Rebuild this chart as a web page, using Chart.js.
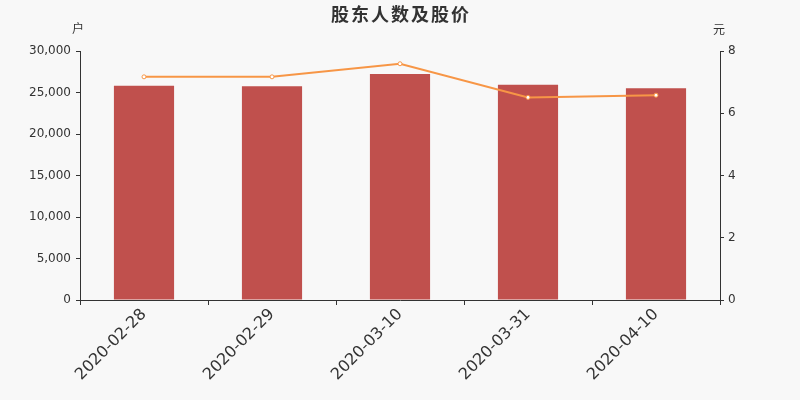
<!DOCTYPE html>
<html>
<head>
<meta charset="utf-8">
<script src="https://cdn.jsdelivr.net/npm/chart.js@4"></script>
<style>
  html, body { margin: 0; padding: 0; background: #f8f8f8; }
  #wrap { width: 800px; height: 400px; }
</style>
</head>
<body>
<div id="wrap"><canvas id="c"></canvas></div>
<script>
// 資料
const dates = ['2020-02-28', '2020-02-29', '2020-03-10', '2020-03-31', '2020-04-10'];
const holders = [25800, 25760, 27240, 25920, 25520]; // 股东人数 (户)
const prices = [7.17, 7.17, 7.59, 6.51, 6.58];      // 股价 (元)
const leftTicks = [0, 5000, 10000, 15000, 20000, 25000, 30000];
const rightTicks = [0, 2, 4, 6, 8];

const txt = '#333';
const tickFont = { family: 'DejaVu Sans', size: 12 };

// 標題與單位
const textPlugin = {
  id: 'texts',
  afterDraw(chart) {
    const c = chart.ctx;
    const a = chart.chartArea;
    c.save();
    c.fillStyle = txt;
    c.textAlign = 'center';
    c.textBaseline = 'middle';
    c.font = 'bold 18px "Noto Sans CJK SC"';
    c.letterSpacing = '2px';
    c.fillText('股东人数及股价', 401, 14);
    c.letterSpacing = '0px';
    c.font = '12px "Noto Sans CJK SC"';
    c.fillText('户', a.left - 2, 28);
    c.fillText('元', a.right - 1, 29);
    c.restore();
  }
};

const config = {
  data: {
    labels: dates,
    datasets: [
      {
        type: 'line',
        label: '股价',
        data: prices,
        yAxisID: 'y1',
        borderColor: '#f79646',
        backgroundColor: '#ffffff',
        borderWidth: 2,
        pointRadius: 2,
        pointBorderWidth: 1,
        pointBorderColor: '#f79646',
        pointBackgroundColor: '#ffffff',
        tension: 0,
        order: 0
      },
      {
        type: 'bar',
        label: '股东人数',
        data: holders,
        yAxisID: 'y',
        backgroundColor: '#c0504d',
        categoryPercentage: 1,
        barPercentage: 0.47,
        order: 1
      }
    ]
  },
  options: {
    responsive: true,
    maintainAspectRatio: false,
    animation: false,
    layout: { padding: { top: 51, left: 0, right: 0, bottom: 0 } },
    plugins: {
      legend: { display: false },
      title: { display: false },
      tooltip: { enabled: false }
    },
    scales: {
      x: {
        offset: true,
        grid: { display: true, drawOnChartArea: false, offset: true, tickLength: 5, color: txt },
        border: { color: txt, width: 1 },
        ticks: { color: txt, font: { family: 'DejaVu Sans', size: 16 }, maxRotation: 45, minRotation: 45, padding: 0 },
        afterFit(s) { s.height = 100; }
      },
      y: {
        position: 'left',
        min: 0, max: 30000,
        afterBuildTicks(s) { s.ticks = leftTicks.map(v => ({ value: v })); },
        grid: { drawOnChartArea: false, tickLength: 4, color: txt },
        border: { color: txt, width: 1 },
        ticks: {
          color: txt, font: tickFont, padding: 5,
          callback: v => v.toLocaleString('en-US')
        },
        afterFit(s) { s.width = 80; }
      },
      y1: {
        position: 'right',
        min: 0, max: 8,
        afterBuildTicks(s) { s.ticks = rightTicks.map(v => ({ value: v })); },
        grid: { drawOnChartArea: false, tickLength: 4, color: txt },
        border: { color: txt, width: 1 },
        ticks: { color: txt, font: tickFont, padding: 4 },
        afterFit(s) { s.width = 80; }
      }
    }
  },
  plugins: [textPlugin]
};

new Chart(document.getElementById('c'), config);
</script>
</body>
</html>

+++

- Task requirements -
Copy the material above exactly and drop the pictures.

- Solution for this exercise -
Rebuild this chart as a web page, using Chart.js.
<!DOCTYPE html>
<html>
<head>
<meta charset="utf-8">
<script src="https://cdn.jsdelivr.net/npm/chart.js@4"></script>
<style>
  html, body { margin: 0; padding: 0; background: #f8f8f8; }
  #wrap { width: 800px; height: 400px; }
</style>
</head>
<body>
<div id="wrap"><canvas id="c"></canvas></div>
<script>
// 資料
const dates = ['2020-02-28', '2020-02-29', '2020-03-10', '2020-03-31', '2020-04-10'];
const holders = [25800, 25760, 27240, 25920, 25520]; // 股东人数 (户)
const prices = [7.17, 7.17, 7.59, 6.51, 6.58];      // 股价 (元)
const leftTicks = [0, 5000, 10000, 15000, 20000, 25000, 30000];
const rightTicks = [0, 2, 4, 6, 8];

const txt = '#333';
const tickFont = { family: 'DejaVu Sans', size: 12 };

// 標題與單位
const textPlugin = {
  id: 'texts',
  afterDraw(chart) {
    const c = chart.ctx;
    const a = chart.chartArea;
    c.save();
    c.fillStyle = txt;
    c.textAlign = 'center';
    c.textBaseline = 'middle';
    c.font = 'bold 18px "Noto Sans CJK SC"';
    c.letterSpacing = '2px';
    c.fillText('股东人数及股价', 401, 14);
    c.letterSpacing = '0px';
    c.font = '12px "Noto Sans CJK SC"';
    c.fillText('户', a.left - 2, 28);
    c.fillText('元', a.right - 1, 29);
    c.restore();
  }
};

const config = {
  data: {
    labels: dates,
    datasets: [
      {
        type: 'line',
        label: '股价',
        data: prices,
        yAxisID: 'y1',
        borderColor: '#f79646',
        backgroundColor: '#ffffff',
        borderWidth: 2,
        pointRadius: 2,
        pointBorderWidth: 1,
        pointBorderColor: '#f79646',
        pointBackgroundColor: '#ffffff',
        tension: 0,
        order: 0
      },
      {
        type: 'bar',
        label: '股东人数',
        data: holders,
        yAxisID: 'y',
        backgroundColor: '#c0504d',
        categoryPercentage: 1,
        barPercentage: 0.47,
        order: 1
      }
    ]
  },
  options: {
    responsive: true,
    maintainAspectRatio: false,
    animation: false,
    layout: { padding: { top: 51, left: 0, right: 0, bottom: 0 } },
    plugins: {
      legend: { display: false },
      title: { display: false },
      tooltip: { enabled: false }
    },
    scales: {
      x: {
        offset: true,
        grid: { display: true, drawOnChartArea: false, offset: true, tickLength: 5, color: txt },
        border: { color: txt, width: 1 },
        ticks: { color: txt, font: { family: 'DejaVu Sans', size: 16 }, maxRotation: 45, minRotation: 45, padding: 0 },
        afterFit(s) { s.height = 100; }
      },
      y: {
        position: 'left',
        min: 0, max: 30000,
        afterBuildTicks(s) { s.ticks = leftTicks.map(v => ({ value: v })); },
        grid: { drawOnChartArea: false, tickLength: 4, color: txt },
        border: { color: txt, width: 1 },
        ticks: {
          color: txt, font: tickFont, padding: 5,
          callback: v => v.toLocaleString('en-US')
        },
        afterFit(s) { s.width = 80; }
      },
      y1: {
        position: 'right',
        min: 0, max: 8,
        afterBuildTicks(s) { s.ticks = rightTicks.map(v => ({ value: v })); },
        grid: { drawOnChartArea: false, tickLength: 4, color: txt },
        border: { color: txt, width: 1 },
        ticks: { color: txt, font: tickFont, padding: 4 },
        afterFit(s) { s.width = 80; }
      }
    }
  },
  plugins: [textPlugin]
};

new Chart(document.getElementById('c'), config);
</script>
</body>
</html>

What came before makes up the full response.